▼

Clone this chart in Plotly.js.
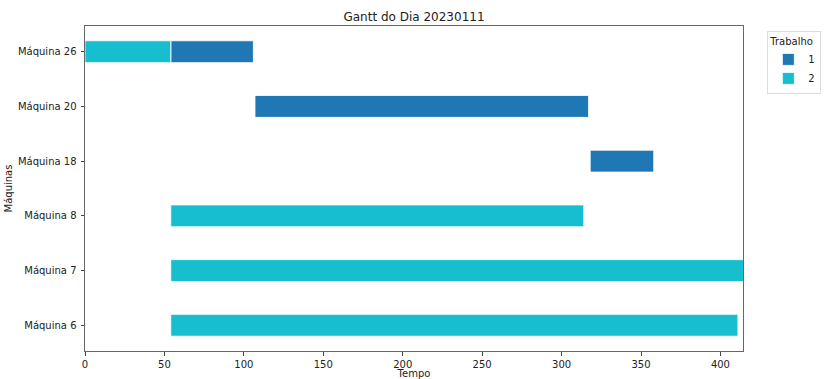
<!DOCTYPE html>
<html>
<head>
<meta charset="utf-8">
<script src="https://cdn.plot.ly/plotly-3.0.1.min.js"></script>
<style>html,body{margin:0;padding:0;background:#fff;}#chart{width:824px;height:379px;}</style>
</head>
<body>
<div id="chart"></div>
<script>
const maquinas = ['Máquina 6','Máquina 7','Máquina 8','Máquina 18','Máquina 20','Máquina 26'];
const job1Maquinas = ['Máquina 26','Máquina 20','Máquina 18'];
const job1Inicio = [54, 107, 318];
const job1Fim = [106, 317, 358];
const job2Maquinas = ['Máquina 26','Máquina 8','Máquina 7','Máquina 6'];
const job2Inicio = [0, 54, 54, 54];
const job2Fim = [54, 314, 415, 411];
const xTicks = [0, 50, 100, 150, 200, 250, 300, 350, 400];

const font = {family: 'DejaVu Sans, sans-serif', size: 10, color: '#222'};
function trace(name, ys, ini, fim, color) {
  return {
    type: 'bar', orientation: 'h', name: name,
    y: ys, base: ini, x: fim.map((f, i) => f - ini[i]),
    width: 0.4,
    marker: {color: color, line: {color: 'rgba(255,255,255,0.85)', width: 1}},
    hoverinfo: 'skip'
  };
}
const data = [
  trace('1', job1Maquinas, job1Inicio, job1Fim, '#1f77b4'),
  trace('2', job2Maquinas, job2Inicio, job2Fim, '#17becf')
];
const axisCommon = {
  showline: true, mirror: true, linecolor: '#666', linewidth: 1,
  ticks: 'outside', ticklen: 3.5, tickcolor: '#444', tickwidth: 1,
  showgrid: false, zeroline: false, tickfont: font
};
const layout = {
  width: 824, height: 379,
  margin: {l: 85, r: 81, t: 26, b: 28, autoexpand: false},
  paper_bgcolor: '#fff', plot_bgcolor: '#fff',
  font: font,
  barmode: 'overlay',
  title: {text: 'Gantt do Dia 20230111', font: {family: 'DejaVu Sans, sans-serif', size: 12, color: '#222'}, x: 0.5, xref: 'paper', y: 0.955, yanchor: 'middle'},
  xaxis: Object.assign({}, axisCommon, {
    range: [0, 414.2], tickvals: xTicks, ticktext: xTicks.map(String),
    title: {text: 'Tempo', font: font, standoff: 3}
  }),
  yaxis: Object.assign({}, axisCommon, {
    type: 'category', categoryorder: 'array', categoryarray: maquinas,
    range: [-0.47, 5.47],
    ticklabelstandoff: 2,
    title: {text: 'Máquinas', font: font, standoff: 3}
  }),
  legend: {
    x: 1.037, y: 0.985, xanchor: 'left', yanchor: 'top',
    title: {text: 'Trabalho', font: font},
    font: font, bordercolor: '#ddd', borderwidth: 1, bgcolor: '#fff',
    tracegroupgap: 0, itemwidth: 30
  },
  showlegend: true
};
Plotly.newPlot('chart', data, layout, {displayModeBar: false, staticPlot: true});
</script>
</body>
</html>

▲

● TASK BRIEF
Without the pictures, please reproduce each line of the listing above exactly, from the first one through the line bearing "300, 350, 400];".

● FINAL ANSWER
Clone this chart in Plotly.js.
<!DOCTYPE html>
<html>
<head>
<meta charset="utf-8">
<script src="https://cdn.plot.ly/plotly-3.0.1.min.js"></script>
<style>html,body{margin:0;padding:0;background:#fff;}#chart{width:824px;height:379px;}</style>
</head>
<body>
<div id="chart"></div>
<script>
const maquinas = ['Máquina 6','Máquina 7','Máquina 8','Máquina 18','Máquina 20','Máquina 26'];
const job1Maquinas = ['Máquina 26','Máquina 20','Máquina 18'];
const job1Inicio = [54, 107, 318];
const job1Fim = [106, 317, 358];
const job2Maquinas = ['Máquina 26','Máquina 8','Máquina 7','Máquina 6'];
const job2Inicio = [0, 54, 54, 54];
const job2Fim = [54, 314, 415, 411];
const xTicks = [0, 50, 100, 150, 200, 250, 300, 350, 400];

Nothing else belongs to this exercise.